Decentralized naming in distributed computer systems

Designing a global character-string naming facility is an important and difficult problem in distributed systems. Providing global names--names that have the same meaning on any participating machine--is a vital step in welding a collection of individual computers into a single, coherent system. But the nature of large distributed systems makes it difficult to implement global naming with acceptable efficiency, fault tolerance, and security: network communication is costly, system components can fail independently, and parts of the system may belong to many autonomous and mutually-suspicious groups. Existing name service designs do not solve the problem in full; even the best current designs do not have the efficiency or capacity to name every object in a large system--they generally name only hosts or mailboxes, not files. This thesis introduces a new paradigm for name service called decentralized naming.
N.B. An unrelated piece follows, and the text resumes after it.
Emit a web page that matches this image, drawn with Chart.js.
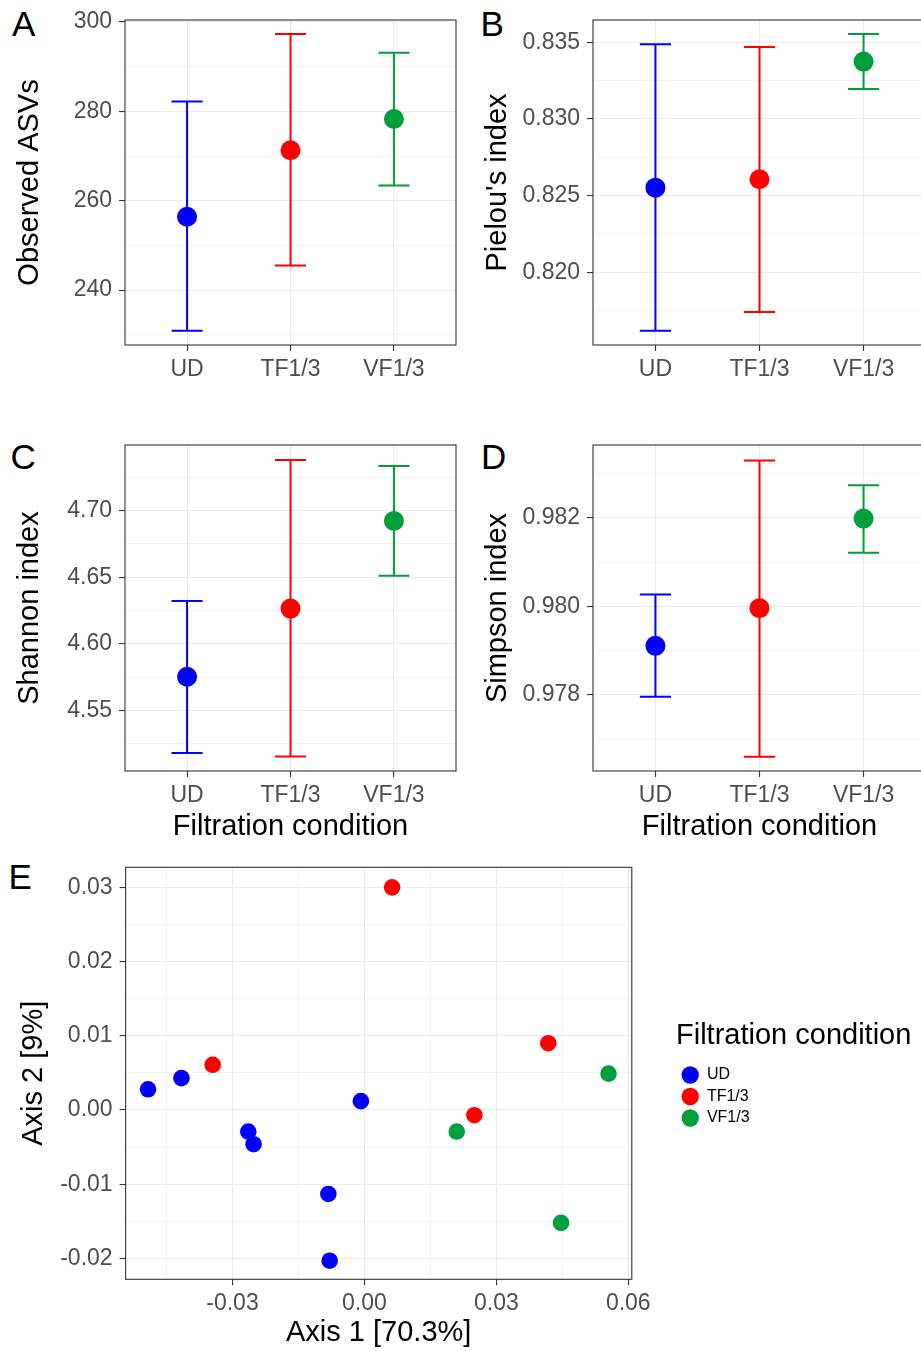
<!doctype html>
<html lang="en">
<head>
<meta charset="utf-8">
<title>Diversity by filtration condition</title>
<script src="https://cdn.jsdelivr.net/npm/chart.js"></script>
<style>
  html, body { margin: 0; padding: 0; background: #fff; overflow: hidden; }
  body { width: 921px; height: 1351px; position: relative; font-family: "Liberation Sans", Arial, sans-serif; }
  .panel { position: absolute; }
  .tag { position: absolute; font-size: 35px; line-height: 35px; color: #000; }
</style>
</head>
<body>
<div class="tag" style="left:12px;top:5.7px">A</div>
<div class="tag" style="left:480.5px;top:5.7px">B</div>
<div class="tag" style="left:10.5px;top:439.4px">C</div>
<div class="tag" style="left:481px;top:439.4px">D</div>
<div class="tag" style="left:8.5px;top:859.4px">E</div>

<div class="panel" style="left:0;top:-20px;width:466px;height:415px"><canvas id="chartA"></canvas></div>
<div class="panel" style="left:468px;top:-20px;width:468px;height:415px"><canvas id="chartB"></canvas></div>
<div class="panel" style="left:0;top:405px;width:466px;height:441px"><canvas id="chartC"></canvas></div>
<div class="panel" style="left:468px;top:405px;width:468px;height:441px"><canvas id="chartD"></canvas></div>
<div class="panel" style="left:0;top:830px;width:921px;height:521px"><canvas id="chartE"></canvas></div>

<script>
const groups = ['UD', 'TF1/3', 'VF1/3']

// observed ASVs: mean with error bar ends
const asvMean = [256.4, 271.3, 278.3]
const asvLow = [230.9, 245.5, 263.4]
const asvHigh = [282.2, 297.3, 293.1]

const pielouMean = [0.82552, 0.82607, 0.83374]
const pielouLow = [0.81619, 0.81741, 0.83195]
const pielouHigh = [0.83487, 0.83469, 0.83554]

const shannonMean = [4.5752, 4.6264, 4.6923]
const shannonLow = [4.5179, 4.5153, 4.6510]
const shannonHigh = [4.6322, 4.7381, 4.7336]

const simpsonMean = [0.97911, 0.97996, 0.98198]
const simpsonLow = [0.97796, 0.97661, 0.98121]
const simpsonHigh = [0.98027, 0.98329, 0.98273]

// PCoA coordinates per group
const udAxis1 = [-0.0492, -0.0416, -0.0264, -0.0252, -0.0008, -0.0082, -0.0079]
const udAxis2 = [0.0028, 0.0043, -0.0029, -0.0046, 0.0012, -0.0113, -0.0203]
const tfAxis1 = [0.0063, -0.0345, 0.0418, 0.0250]
const tfAxis2 = [0.0300, 0.0061, 0.0090, -0.0007]
const vfAxis1 = [0.0555, 0.0210, 0.0447]
const vfAxis2 = [0.0049, -0.0029, -0.0152]

// tick values (major labelled, minor only gridlines)
const asvTicks = [240, 260, 280, 300]
const asvMinor = [230, 250, 270, 290]
const pielouTicks = [0.820, 0.825, 0.830, 0.835]
const pielouMinor = [0.8175, 0.8225, 0.8275, 0.8325]
const shannonTicks = [4.55, 4.60, 4.65, 4.70]
const shannonMinor = [4.525, 4.575, 4.625, 4.675, 4.725]
const simpsonTicks = [0.978, 0.980, 0.982]
const simpsonMinor = [0.977, 0.979, 0.981, 0.983]
const axis1Ticks = [-0.03, 0, 0.03, 0.06]
const axis1Minor = [-0.045, -0.015, 0.015, 0.045]
const axis2Ticks = [-0.02, -0.01, 0, 0.01, 0.02, 0.03]
const axis2Minor = [-0.015, -0.005, 0.005, 0.015, 0.025]

const groupColors = ['#0000FF', '#FF0000', '#009E3C']
const capHalf = 0.15

Chart.defaults.font.family = '"Liberation Sans", Arial, sans-serif'
Chart.defaults.animation = false

const frame = {
  id: 'frame',
  afterDatasetsDraw(chart) {
    const { ctx, chartArea: a } = chart
    ctx.save()
    ctx.strokeStyle = '#333333'
    ctx.lineWidth = 1.1
    ctx.strokeRect(a.left, a.top, a.right - a.left, a.bottom - a.top)
    ctx.restore()
  },
}

// the legend title is wider than the legend items, so give the box room for it
const wideLegend = {
  id: 'wideLegend',
  afterInit(chart) {
    const legend = chart.legend
    const fit = legend.fit
    legend.fit = function () {
      fit.call(this)
      this.width = 245
    }
  },
}

const isIn = (list, v) => list.some((m) => Math.abs(m - v) < 1e-9)

function valueAxis(major, minor, digits, min, max) {
  return {
    min, max, bounds: 'data',
    afterBuildTicks: (s) => {
      s.ticks = [...major, ...minor].sort((a, b) => a - b).map((v) => ({ value: v }))
    },
    grid: {
      color: '#EBEBEB',
      lineWidth: (c) => (c.tick && isIn(major, c.tick.value) ? 1.1 : 0.6),
      tickColor: (c) => (c.tick && isIn(major, c.tick.value) ? '#333333' : 'rgba(0,0,0,0)'),
      tickLength: 6,
      tickWidth: 1.1,
    },
    border: { display: false },
    ticks: {
      color: '#4D4D4D', font: { size: 23 }, padding: 7, autoSkip: false, maxRotation: 0,
      callback: (v) => (isIn(major, v) ? v.toFixed(digits) : ''),
    },
  }
}

function errorBar(i, low, high) {
  const x = i + 1
  return [
    { x: x - capHalf, y: high }, { x: x + capHalf, y: high }, { x: x, y: null },
    { x: x, y: high }, { x: x, y: low }, { x: x, y: null },
    { x: x - capHalf, y: low }, { x: x + capHalf, y: low },
  ]
}

function alphaChart(id, o) {
  const datasets = [{
    label: 'mean',
    data: o.mean.map((m, i) => ({ x: i + 1, y: m })),
    backgroundColor: groupColors,
    pointRadius: 10,
    borderWidth: 0,
  }]
  groups.forEach((g, i) => {
    datasets.push({
      label: g,
      data: errorBar(i, o.low[i], o.high[i]),
      showLine: true,
      spanGaps: false,
      borderColor: groupColors[i],
      borderWidth: 2,
      pointRadius: 0,
    })
  })
  const y = valueAxis(o.major, o.minor, o.digits, o.min, o.max)
  y.afterFit = (s) => { s.width = 125 }
  y.title = { display: true, text: o.yTitle, color: '#000', font: { size: 29 }, padding: { top: 12.6 } }
  return new Chart(document.getElementById(id), {
    type: 'scatter',
    data: { datasets },
    options: {
      responsive: true,
      maintainAspectRatio: false,
      events: [],
      layout: { padding: { top: 40, left: 0, right: 0, bottom: 0 } },
      plugins: { legend: { display: false }, tooltip: { enabled: false } },
      scales: {
        x: {
          min: 0.4, max: 3.6, bounds: 'data',
          afterBuildTicks: (s) => { s.ticks = groups.map((g, i) => ({ value: i + 1 })) },
          afterFit: (s) => {
            s.height = o.xHeight
            s.paddingLeft = 0
            s.paddingRight = 0
          },
          grid: { color: '#EBEBEB', lineWidth: 1.1, tickColor: '#333333', tickLength: 6, tickWidth: 1.1 },
          border: { display: false },
          ticks: {
            color: '#4D4D4D', font: { size: 23 }, padding: 4.7, autoSkip: false, maxRotation: 0,
            callback: (v) => groups[Math.round(v) - 1],
          },
          title: o.xTitle
            ? { display: true, text: o.xTitle, color: '#000', font: { size: 29 }, padding: { top: 0, bottom: 1.6 } }
            : { display: false },
        },
        y,
      },
    },
    plugins: [frame],
  })
}

alphaChart('chartA', {
  mean: asvMean, low: asvLow, high: asvHigh,
  major: asvTicks, minor: asvMinor, digits: 0, min: 227.7, max: 300.45,
  yTitle: 'Observed ASVs', xHeight: 50,
})
alphaChart('chartB', {
  mean: pielouMean, low: pielouLow, high: pielouHigh,
  major: pielouTicks, minor: pielouMinor, digits: 3, min: 0.815259, max: 0.836454,
  yTitle: "Pielou's index", xHeight: 50,
})
alphaChart('chartC', {
  mean: shannonMean, low: shannonLow, high: shannonHigh,
  major: shannonTicks, minor: shannonMinor, digits: 2, min: 4.5044, max: 4.7493,
  yTitle: 'Shannon index', xTitle: 'Filtration condition', xHeight: 75,
})
alphaChart('chartD', {
  mean: simpsonMean, low: simpsonLow, high: simpsonHigh,
  major: simpsonTicks, minor: simpsonMinor, digits: 3, min: 0.976286, max: 0.98364,
  yTitle: 'Simpson index', xTitle: 'Filtration condition', xHeight: 75,
})

// PCoA
const pcoa = [[udAxis1, udAxis2], [tfAxis1, tfAxis2], [vfAxis1, vfAxis2]]
const xE = valueAxis(axis1Ticks, axis1Minor, 2, -0.0543, 0.0608)
xE.ticks.padding = 4.7
xE.afterFit = (s) => {
  s.height = 71.7
  s.paddingLeft = 0
  s.paddingRight = 0
}
xE.title = { display: true, text: 'Axis 1 [70.3%]', color: '#000', font: { size: 29 }, padding: { top: 0, bottom: 0.5 } }
const yE = valueAxis(axis2Ticks, axis2Minor, 2, -0.0228, 0.0327)
yE.afterFit = (s) => { s.width = 125.6 }
yE.title = { display: true, text: 'Axis 2 [9%]', color: '#000', font: { size: 29 }, padding: { top: 16.3 } }

new Chart(document.getElementById('chartE'), {
  type: 'scatter',
  data: {
    datasets: groups.map((g, i) => ({
      label: g,
      data: pcoa[i][0].map((x, j) => ({ x, y: pcoa[i][1][j] })),
      backgroundColor: groupColors[i],
      pointRadius: 8.3,
      borderWidth: 0,
    })),
  },
  options: {
    responsive: true,
    maintainAspectRatio: false,
    events: [],
    layout: { padding: { top: 37.3, left: 0, right: 0, bottom: 0 } },
    plugins: {
      tooltip: { enabled: false },
      legend: {
        display: true,
        position: 'right',
        align: 'start',
        title: {
          display: true, text: 'Filtration condition', position: 'start', color: '#000',
          font: { size: 29 }, padding: { top: 154.2, bottom: 5.2 },
        },
        labels: {
          usePointStyle: true, pointStyle: 'circle', pointStyleWidth: 17.4, boxHeight: 12.3,
          padding: 5.5, color: '#000', font: { size: 16 },
        },
      },
    },
    scales: {
      x: xE,
      y: yE,
      gap: {
        type: 'linear', position: 'right', display: true,
        grid: { display: false }, border: { display: false }, ticks: { display: false },
        afterFit: (s) => { s.width = 44.2 },
      },
    },
  },
  plugins: [frame, wideLegend],
})
</script>
</body>
</html>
Directories at different levels of the global naming hierarchy are implemented using different techniques. The uppermost (global) level employs conventional distributed name servers for scalability, while at lower (regional and local) levels, naming is handled directly by the managers of the named objects. The name mapping protocol uses multicast for fault tolerance and a specialized caching technique for efficiency. A capability system provides security against counterfeit replies to name lookup requests. The multicast name mapping technique is shown to have optimum resiliency, in the sense that whenever an object is accessible at all, it is accessible by name. An analytical model of cache performance is presented, is validated by comparison with measurements on a prototype implementation, and is used to set a limit on how large directories can grow before they must be treated as global rather than regional. The capability scheme is also analyzed: although it reduces both the efficiency and resiliency of name lookup, its impact can be made as small as desired by limiting the frequency with which security policy is allowed to change.